After recording your video content, it’s time to edit it so it’s ready for your audience’s viewing pleasure. Add background music, insert a cover image, remove unnecessary clips, and add a watermark if you like. You might also need to make adjustments based on the content guidelines and specifications of your vlogging platform.


When it’s all set, upload your vlog and share the link with your audience to drive traffic to the vlog.

5. Photographers and Videographers

Photos and videos are the currency of social media, so there are a ton of opportunities for anyone skilled in these areas.


As a photographer or videographer, you can make money by sharing your work on social media platforms like Instagram and YouTube.
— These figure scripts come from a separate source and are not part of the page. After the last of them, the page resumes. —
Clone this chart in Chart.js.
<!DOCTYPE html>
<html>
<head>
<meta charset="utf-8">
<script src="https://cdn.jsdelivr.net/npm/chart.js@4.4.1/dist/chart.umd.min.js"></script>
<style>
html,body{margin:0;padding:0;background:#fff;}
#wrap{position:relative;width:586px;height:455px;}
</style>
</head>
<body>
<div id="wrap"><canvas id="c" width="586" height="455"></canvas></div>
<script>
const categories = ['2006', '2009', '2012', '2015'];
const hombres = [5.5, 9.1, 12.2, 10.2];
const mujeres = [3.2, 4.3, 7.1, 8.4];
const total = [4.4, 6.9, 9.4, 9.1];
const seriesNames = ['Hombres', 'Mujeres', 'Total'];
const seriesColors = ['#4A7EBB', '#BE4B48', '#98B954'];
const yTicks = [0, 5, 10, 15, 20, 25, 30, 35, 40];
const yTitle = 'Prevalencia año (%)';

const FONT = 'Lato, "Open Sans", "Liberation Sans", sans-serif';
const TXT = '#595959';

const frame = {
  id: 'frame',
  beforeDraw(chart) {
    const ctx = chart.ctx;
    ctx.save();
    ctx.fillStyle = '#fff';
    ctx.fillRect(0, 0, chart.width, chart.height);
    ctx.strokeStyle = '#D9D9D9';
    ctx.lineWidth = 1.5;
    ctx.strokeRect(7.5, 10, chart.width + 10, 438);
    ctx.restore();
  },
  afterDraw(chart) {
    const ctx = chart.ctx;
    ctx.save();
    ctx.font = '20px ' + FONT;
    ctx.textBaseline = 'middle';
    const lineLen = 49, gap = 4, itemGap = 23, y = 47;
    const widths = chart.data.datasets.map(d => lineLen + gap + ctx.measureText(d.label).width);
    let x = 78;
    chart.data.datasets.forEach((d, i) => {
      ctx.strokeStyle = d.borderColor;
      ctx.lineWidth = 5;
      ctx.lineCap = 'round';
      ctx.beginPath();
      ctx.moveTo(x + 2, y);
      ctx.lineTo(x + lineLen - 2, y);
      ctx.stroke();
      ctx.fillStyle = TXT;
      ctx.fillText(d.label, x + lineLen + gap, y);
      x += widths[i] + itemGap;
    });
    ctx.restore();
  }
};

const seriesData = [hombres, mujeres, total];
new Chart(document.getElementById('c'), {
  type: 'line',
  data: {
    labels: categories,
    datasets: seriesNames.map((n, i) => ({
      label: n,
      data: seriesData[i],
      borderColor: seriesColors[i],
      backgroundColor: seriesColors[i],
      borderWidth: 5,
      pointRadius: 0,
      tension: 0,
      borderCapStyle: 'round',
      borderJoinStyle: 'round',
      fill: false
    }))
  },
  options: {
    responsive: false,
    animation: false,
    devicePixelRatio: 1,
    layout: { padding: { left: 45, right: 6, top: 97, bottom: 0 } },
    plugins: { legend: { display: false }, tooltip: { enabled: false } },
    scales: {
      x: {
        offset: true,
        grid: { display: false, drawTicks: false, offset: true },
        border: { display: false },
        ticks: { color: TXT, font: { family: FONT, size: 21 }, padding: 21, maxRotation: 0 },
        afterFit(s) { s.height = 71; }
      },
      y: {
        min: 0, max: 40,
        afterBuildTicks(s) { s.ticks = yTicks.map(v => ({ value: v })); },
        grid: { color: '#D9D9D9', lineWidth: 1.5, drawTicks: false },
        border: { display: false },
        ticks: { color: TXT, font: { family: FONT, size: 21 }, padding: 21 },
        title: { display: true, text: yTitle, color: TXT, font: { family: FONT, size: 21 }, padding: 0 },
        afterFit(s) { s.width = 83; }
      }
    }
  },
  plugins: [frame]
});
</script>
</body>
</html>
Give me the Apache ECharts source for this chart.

Once you have a decent amount of followers and a good engagement rate, you can snag cool brand deals, or even earn cash through a social media platform’s creator program.
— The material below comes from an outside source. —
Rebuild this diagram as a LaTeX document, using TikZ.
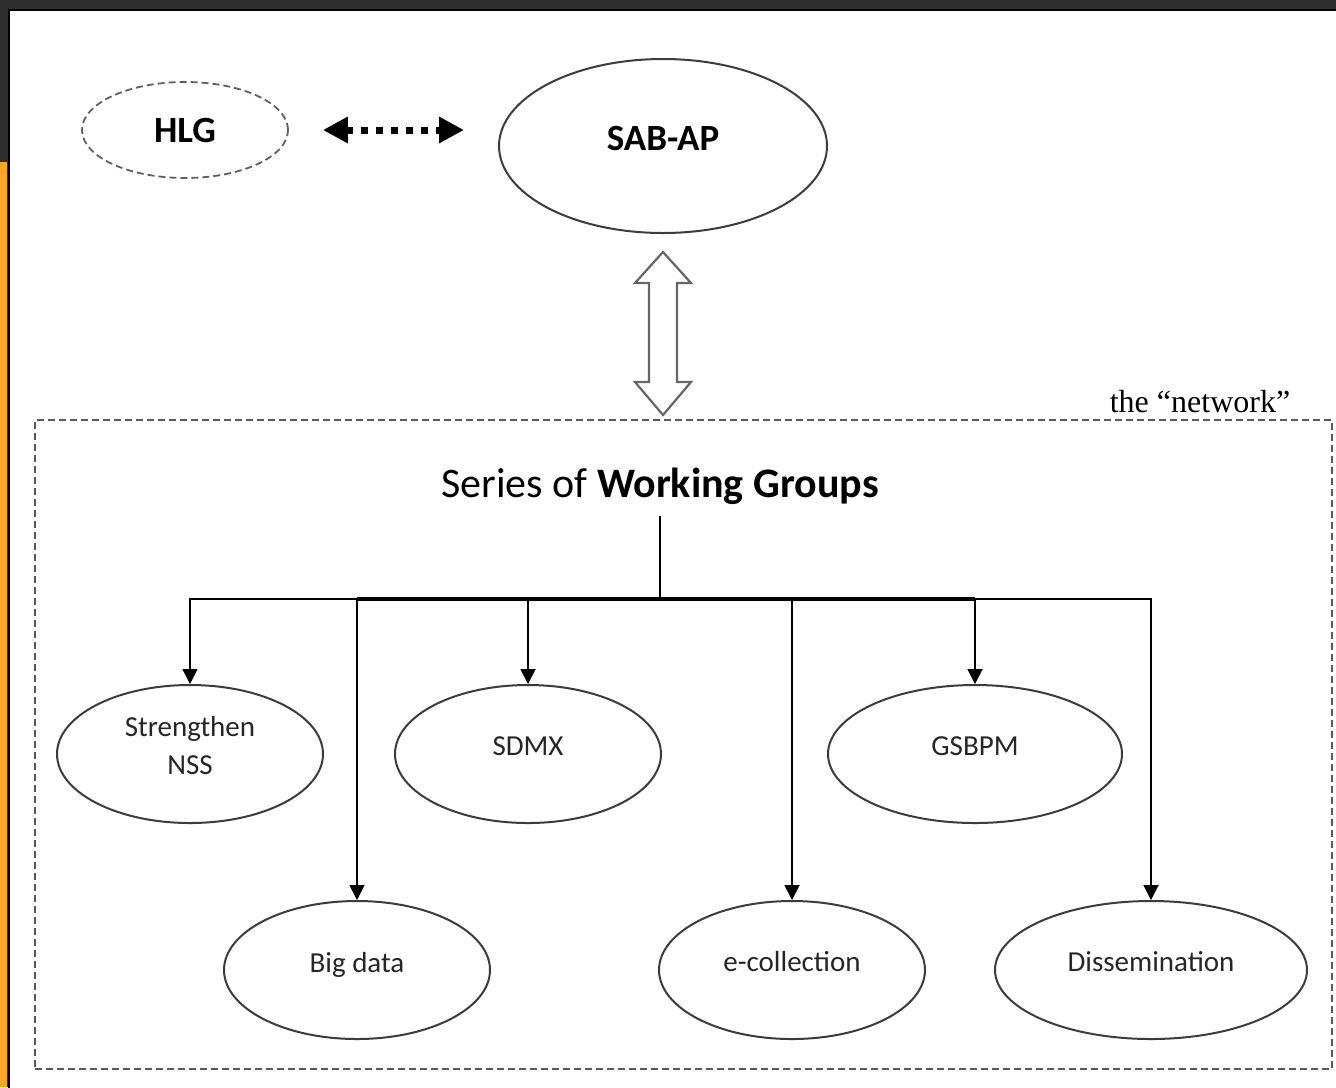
\documentclass[tikz,border=0pt]{standalone}
\usepackage{fontspec}
\setmainfont{Carlito}
\newfontfamily\netfont{Liberation Serif}
\usetikzlibrary{shapes.geometric,arrows.meta}

\definecolor{frame}{RGB}{46,46,46}
\definecolor{stripe}{RGB}{250,166,38}
\definecolor{rim}{RGB}{60,60,60}

\tikzstyle{outer} = [ellipse,draw=gray!75!black,dash pattern=on 3.5pt off 2pt,line width=0.9pt,inner sep=0pt,minimum width=103pt,minimum height=48pt,font=\fontsize{18.5}{22}\selectfont\bfseries]
\tikzstyle{body} = [ellipse,draw=rim,line width=1pt,inner sep=0pt,minimum width=164pt,minimum height=87pt,font=\fontsize{18.5}{22}\selectfont\bfseries,text height=12pt,text depth=8pt]
\tikzstyle{group} = [ellipse,draw=rim,line width=1pt,inner sep=0pt,minimum height=69pt]
\tikzstyle{grouptext} = [align=center,yshift=4pt,text=black!85,font=\fontsize{14.5}{19}\selectfont]
\tikzstyle{netbox} = [rectangle,draw=gray!70!black,dash pattern=on 3.5pt off 2pt,line width=0.9pt,minimum width=648.5pt,minimum height=324.5pt]
\tikzstyle{title} = [anchor=base,inner sep=5.5pt,font=\fontsize{21}{25}\selectfont]
\tikzstyle{dotarrow} = [{Triangle[length=12.5pt,width=12.5pt]}-{Triangle[length=12.5pt,width=12.5pt]},line width=3.5pt,dash pattern=on 3.5pt off 4pt,shorten <=17pt,shorten >=17pt]
\tikzstyle{hollow} = [draw=gray!80!black,line width=1.1pt,fill=white,line join=miter]
\tikzstyle{link} = [-{Triangle[length=7.5pt,width=7.5pt]},line width=0.9pt]

\begin{document}
\begin{tikzpicture}[x=0.5pt,y=-0.5pt]
		\useasboundingbox (0,0) rectangle (1336,1087);
		\fill[frame] (0,0) rectangle (1336,1087);
		\fill[stripe] (0,162) rectangle (7,1087);
		\filldraw[fill=white,draw=black,line width=1pt] (9,10) rectangle (1345,1095);
		\node[outer] (hlg) at (185,130) {HLG};
		\node[body] (sab) at (663,146) {SAB-AP};
		\draw[dotarrow] (hlg.east) -- (hlg.east -| sab.west);
		\draw[hollow] (663,252) -- (691,283) -- (677,283) -- (677,382) -- (691,382) -- (663,415) -- (635,382) -- (649,382) -- (649,283) -- (635,283) -- cycle;
		\node[netbox] (network) at (683.5,744.5) {};
		\node[anchor=base,font=\netfont\fontsize{16}{19}\selectfont] (netlabel) at (1200,412) {the “network”};
		\node[title] (title) at (660,497) {Series of \textbf{Working Groups}};
		\node[group,minimum width=133pt,label={[grouptext]center:Strengthen\\NSS}] (strength) at (190,754) {};
		\node[group,minimum width=133pt,label={[grouptext]center:SDMX}] (sdmx) at (528,754) {};
		\node[group,minimum width=147pt,label={[grouptext]center:GSBPM}] (gsbpm) at (975,754) {};
		\node[group,minimum width=133pt,label={[grouptext,text depth=0pt]center:Big data}] (bigdata) at (357,970) {};
		\node[group,minimum width=133pt,label={[grouptext]center:e-collection}] (ecoll) at (792,970) {};
		\node[group,minimum width=156pt,label={[grouptext]center:Dissemination}] (dissem) at (1151,970) {};
		\coordinate (bus) at (660,599);
		\draw[line width=0.9pt] (title.south) -- (bus);
		\draw[line width=1.6pt] (bus -| bigdata.north) -- (bus -| gsbpm.north);
		\draw[link] (bus) -| (strength.north);
		\draw[link] (bus) -| (sdmx.north);
		\draw[link] (bus) -| (gsbpm.north);
		\draw[link] (bus) -| (bigdata.north);
		\draw[link] (bus) -| (ecoll.north);
		\draw[link] (bus) -| (dissem.north);
\end{tikzpicture}
\end{document}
If you’re not a fan of personal branding or being a social media influencer, you can help other creators publish professional content on their pages for a fee. Or you might go the freelance content creator route and sell these visual assets to stock image and licensing platforms.

6. Creator educator

Have you ever tried to learn a skill — knitting, playing the piano, investing, cooking — through social media? If you have, then you’ve engaged with a creator educator — or several!


A creator educator is someone who combines teaching and creative skills to educate others, often in areas related to digital content creation, technology, art, or various creative fields. They use platforms like YouTube, online courses, or workshops to share their knowledge and skills with a community of learners. 


Just like other types of content creators, creator educators usually focus on a single niche and rely on their personal experience in that niche to educate and entertain their audience.